Extract from The Nature of Business website – Giles Hutchins:
All organisations operate within a community – an environment of interconnections. The age-old adage ‘no man is an island’ is the same for an organisation. In fact, just like an ecosystem in nature, the more diverse the relationships and resources an organisation makes use of, the more resilient it becomes. Life is all about continous communication and interaction with its environment. This is what drives adaptation for the most successful organisms – ditto for business.
The organisation is, in effect, surrounded by a semi-permeable membrane that provides a porous boundary between the internal organisation (where the internal stakeholders and resources reside, those directly employed or ‘owned’ by the organisation’s legal entity) and the outside organisation’s business environment of external stakeholders and resources that inter-relate with the organisation as separate entities.
The ‘business ecosystem’ consists of all the resources and relationships interconnected with the organisation’s mission and value creation potential. In turn, the organisation’s business model must also accommodate and recognise the interconnectedness of relationships and resources throughout this business ecosystem.
In these days of globalisation and digitisation, this semi-permeable organisational boundary is not limited by geography. While the organisation has physical sites and discrete markets it may operate in, its internal stakeholders can work for the organisation (within its organisational boundary) while located anywhere around the globe. In fact, it is normal these days for an employee, while on holiday or over a weekend, to dip into the organisational boundary to check emails, dial in to a conference call, take part in a WebEx meeting or meet someone (prearranged or by accident) where the conversation relates to the goals and purpose of the organisation that person works for. In fact, these days, it is less about working for an organisation and more about working with an organisation – contributing to the success of its value creation potential and, in so doing, also contributing to the success of the individual’s value creation potential.
Business missions like ‘to maximise shareholder returns’ or ‘to be number one in our market’ are simply not deep enough to galvanise hearts and minds of employees and the wider stakeholder community.
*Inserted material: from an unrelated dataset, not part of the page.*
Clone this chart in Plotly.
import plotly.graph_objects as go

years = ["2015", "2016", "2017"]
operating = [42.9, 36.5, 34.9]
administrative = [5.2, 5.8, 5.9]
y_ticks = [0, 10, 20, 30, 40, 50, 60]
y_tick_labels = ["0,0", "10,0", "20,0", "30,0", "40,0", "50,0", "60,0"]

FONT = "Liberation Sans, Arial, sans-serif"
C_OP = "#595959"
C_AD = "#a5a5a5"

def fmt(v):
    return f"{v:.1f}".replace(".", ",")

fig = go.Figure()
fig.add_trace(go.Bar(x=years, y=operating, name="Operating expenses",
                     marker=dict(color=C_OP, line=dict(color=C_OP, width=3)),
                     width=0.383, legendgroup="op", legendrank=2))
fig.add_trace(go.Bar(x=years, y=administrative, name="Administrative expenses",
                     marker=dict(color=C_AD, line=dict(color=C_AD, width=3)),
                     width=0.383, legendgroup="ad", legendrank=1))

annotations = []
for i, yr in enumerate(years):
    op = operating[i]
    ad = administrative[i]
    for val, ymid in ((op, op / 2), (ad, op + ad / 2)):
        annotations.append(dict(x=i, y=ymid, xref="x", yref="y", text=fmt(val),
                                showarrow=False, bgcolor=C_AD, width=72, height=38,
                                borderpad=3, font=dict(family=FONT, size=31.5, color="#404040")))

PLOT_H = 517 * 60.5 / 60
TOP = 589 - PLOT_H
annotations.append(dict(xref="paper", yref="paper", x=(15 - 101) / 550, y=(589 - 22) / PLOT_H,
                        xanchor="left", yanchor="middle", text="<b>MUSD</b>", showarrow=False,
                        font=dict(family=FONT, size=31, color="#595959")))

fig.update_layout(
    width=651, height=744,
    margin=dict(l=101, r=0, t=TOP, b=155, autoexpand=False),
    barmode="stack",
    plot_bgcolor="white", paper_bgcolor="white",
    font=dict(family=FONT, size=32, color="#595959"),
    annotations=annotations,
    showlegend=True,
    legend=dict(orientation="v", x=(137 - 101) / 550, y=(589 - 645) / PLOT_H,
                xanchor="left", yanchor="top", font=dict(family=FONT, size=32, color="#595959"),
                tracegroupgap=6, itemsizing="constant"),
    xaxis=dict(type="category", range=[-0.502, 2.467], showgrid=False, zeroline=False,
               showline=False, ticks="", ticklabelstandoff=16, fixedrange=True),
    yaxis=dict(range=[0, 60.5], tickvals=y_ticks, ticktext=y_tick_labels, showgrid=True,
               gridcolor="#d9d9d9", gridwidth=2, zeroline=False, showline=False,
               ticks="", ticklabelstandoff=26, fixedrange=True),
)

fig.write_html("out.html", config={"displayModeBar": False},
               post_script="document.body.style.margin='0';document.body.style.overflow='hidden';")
Hence, the organisation’s mission must clarify the value it provides to its stakeholder community – its higher purpose and sense of being (beyond profit).
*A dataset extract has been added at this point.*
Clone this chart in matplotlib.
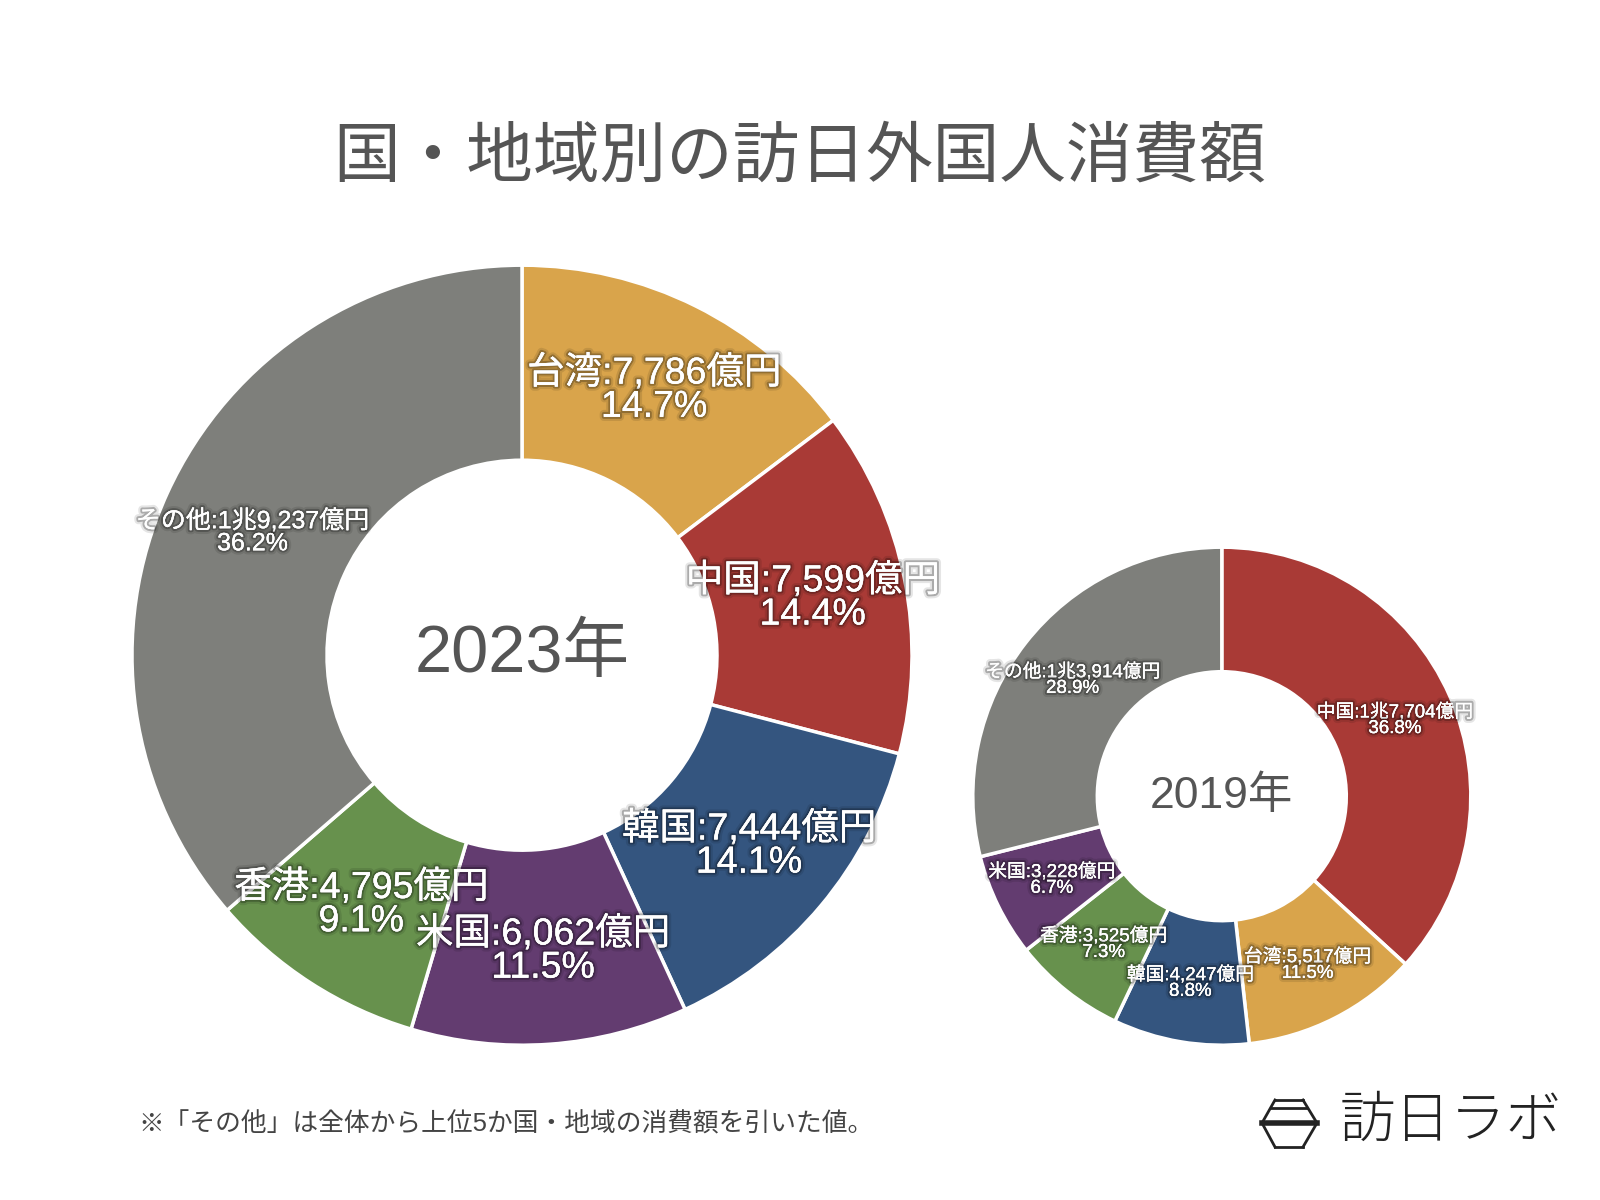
import matplotlib
matplotlib.use("Agg")
import matplotlib.pyplot as plt
import matplotlib.patheffects as pe
from matplotlib.lines import Line2D

# Latin digits from Liberation Sans, kana/kanji from Noto CJK
plt.rcParams['font.family'] = ['Liberation Sans', 'Noto Sans CJK JP', 'DejaVu Sans']

# 2023 data (clockwise from 12 o'clock), 億円
regions_2023 = ["台湾", "中国", "韓国", "米国", "香港", "その他"]
spend_2023 = [7786, 7599, 7444, 6062, 4795, 19237]
pct_2023 = ["14.7%", "14.4%", "14.1%", "11.5%", "9.1%", "36.2%"]

# 2019 data
regions_2019 = ["中国", "台湾", "韓国", "香港", "米国", "その他"]
spend_2019 = [17704, 5517, 4247, 3525, 3228, 13914]
pct_2019 = ["36.8%", "11.5%", "8.8%", "7.3%", "6.7%", "28.9%"]

colors = {
    "台湾": "#D9A44B",
    "中国": "#A93A36",
    "韓国": "#34557F",
    "米国": "#633C70",
    "香港": "#67914D",
    "その他": "#7E7F7B",
}

title = "国・地域別の訪日外国人消費額"
note = "※「その他」は全体から上位5か国・地域の消費額を引いた値。"

# soft dark glow behind the white labels
shadow = [pe.withStroke(linewidth=6, foreground=(0, 0, 0, 0.1)),
          pe.withStroke(linewidth=3, foreground=(0, 0, 0, 0.25)),
          pe.Normal()]


def fmt_oku(v):
    if v >= 10000:
        return f"{v // 10000}兆{v % 10000:,}億円"
    return f"{v:,}億円"


def donut(ax, names, values, pcts, year, year_size, label_sizes):
    labels = [f"{n}:{fmt_oku(v)}\n{p}" for n, v, p in zip(names, values, pcts)]
    wedges, texts = ax.pie(values, labels=labels, colors=[colors[n] for n in names],
                           startangle=90, counterclock=False, radius=1,
                           labeldistance=0.76,
                           wedgeprops=dict(width=0.5, edgecolor="white", linewidth=2.5))
    for t, fs in zip(texts, label_sizes):
        t.set_ha("center")
        t.set_va("center")
        t.set_multialignment("center")
        t.set_color("white")
        t.set_fontsize(fs)
        t.set_linespacing(0.9)
        t.set_path_effects(shadow)
    ax.text(0, 0, year, ha="center", va="center", fontsize=year_size, color="#555555")
    ax.set_xlim(-1, 1)
    ax.set_ylim(-1, 1)
    ax.set_aspect("equal")
    ax.axis("off")


fig = plt.figure(figsize=(16, 12), dpi=100)
fig.patch.set_facecolor("white")

fig.text(0.5, 1 - 160 / 1200, title, ha="center", va="center", fontsize=48, color="#555555")

ax1 = fig.add_axes([0.0825, 0.129, 0.4875, 0.65])
donut(ax1, regions_2023, spend_2023, pct_2023, "2023年", 48, [27, 27, 27, 27, 27, 18])

ax2 = fig.add_axes([0.608, 0.129, 0.31125, 0.415])
donut(ax2, regions_2019, spend_2019, pct_2019, "2019年", 32, [13.5] * 6)

fig.text(138 / 1600, 1 - 1124 / 1200, note, ha="left", va="center", fontsize=18.5, color="#444444")


# logo: icon + name
def fx(x):
    return x / 1600


def fy(y):
    return 1 - y / 1200


y0, y1, ym = 1100, 1147, 1123
icon = [
    ([1275, 1303], [y0, y0], 2),
    ([1275, 1262], [y0, ym], 2),
    ([1303, 1317], [y0, ym], 2),
    ([1262, 1275], [ym, y1], 2),
    ([1317, 1303], [ym, y1], 2),
    ([1275, 1303], [y1, y1], 2),
    ([1271, 1307], [1108, 1108], 2),
    ([1262, 1317], [ym, ym], 4),
]
for xs, ys, lw in icon:
    fig.add_artist(Line2D([fx(x) for x in xs], [fy(y) for y in ys], color="#222222", lw=lw,
                          transform=fig.transFigure))
fig.text(fx(1340), fy(1123), "訪日ラボ", ha="left", va="center", fontsize=40,
         color="#222222", fontweight="light")

fig.savefig("out.png", dpi=100)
As Norman Wolfe (author of The Living Organisation) rightly says
‘to function at the speed of today’s business environment, the corporate body must operate in a semi-autonomous fashion, much like the human body…the organisations that know their capabilities and their place within the total ecosystem will, like all living beings, outperform those that don’t’
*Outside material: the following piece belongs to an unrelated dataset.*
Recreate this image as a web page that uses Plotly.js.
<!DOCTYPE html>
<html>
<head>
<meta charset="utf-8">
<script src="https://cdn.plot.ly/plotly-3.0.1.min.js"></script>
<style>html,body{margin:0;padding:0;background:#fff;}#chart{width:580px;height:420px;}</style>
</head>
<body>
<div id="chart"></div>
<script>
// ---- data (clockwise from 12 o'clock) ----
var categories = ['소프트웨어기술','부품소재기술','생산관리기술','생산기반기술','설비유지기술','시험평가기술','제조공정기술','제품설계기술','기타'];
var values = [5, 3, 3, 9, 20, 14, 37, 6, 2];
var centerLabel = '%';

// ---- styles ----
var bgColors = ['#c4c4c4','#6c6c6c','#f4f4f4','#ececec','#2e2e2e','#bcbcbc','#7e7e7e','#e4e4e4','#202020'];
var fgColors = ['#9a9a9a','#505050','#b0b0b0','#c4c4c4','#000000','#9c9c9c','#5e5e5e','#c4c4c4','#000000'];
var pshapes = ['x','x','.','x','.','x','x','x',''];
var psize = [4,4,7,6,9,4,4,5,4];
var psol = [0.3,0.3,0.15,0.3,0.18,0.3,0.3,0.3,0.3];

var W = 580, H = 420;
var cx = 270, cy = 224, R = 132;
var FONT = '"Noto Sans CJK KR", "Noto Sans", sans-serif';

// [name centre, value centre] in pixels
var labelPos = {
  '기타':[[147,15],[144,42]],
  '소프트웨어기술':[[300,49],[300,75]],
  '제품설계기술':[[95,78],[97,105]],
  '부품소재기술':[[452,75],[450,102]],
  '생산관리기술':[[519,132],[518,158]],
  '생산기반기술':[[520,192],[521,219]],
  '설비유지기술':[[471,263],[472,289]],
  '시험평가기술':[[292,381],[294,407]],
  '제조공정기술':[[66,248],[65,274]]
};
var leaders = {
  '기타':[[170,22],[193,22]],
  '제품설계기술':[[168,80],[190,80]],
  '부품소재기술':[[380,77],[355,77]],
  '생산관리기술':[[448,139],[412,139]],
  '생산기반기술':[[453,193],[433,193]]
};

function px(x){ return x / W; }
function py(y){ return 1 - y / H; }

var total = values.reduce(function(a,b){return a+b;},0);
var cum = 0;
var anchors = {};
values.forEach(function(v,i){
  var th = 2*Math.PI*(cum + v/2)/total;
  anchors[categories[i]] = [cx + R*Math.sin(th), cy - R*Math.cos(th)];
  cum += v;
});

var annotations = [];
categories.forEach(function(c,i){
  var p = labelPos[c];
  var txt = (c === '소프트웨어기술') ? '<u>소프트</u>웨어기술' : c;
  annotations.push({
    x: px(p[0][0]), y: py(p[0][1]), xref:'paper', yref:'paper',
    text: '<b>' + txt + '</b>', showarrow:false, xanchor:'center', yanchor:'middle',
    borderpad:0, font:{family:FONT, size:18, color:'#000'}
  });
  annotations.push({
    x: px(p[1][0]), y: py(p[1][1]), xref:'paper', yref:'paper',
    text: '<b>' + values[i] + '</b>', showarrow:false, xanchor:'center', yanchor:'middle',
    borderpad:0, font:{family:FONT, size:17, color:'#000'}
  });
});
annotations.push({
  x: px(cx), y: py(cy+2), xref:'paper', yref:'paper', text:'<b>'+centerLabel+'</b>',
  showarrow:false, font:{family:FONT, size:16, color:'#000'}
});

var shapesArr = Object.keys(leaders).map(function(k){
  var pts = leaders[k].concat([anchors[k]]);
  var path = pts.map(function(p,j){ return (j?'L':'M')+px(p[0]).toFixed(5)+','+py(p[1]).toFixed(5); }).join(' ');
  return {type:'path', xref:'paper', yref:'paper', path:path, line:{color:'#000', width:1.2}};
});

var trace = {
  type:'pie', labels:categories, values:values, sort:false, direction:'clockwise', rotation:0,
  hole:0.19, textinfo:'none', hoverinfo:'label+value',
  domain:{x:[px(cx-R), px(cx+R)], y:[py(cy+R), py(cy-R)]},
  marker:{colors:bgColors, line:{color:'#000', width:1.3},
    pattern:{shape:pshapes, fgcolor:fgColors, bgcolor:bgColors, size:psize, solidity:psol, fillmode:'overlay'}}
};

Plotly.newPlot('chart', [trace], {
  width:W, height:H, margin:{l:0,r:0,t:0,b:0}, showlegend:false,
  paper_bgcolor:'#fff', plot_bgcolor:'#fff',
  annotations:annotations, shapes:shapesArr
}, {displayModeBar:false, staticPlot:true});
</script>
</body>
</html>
More and more, organisations attract and retain employees that fit their culture and objectives. The more organisations transform to firms of the future, the more the internal stakeholder’s value creation potential (however diverse) aligns with the organisation’s value creation potential – this is good business sense. Organisations and individuals (leaders and employees) that begin to walk-the-talk of truly sustainable business by believing in the holistic values and mission of the organisation shall be those organisations around at the end of this decade. This requires a step beyond seeing sustainability as a business opportunity which can create value or assist efficiencies to realising it is the only appropriate way to do good business, and so becoming intrinsic to business behaviour.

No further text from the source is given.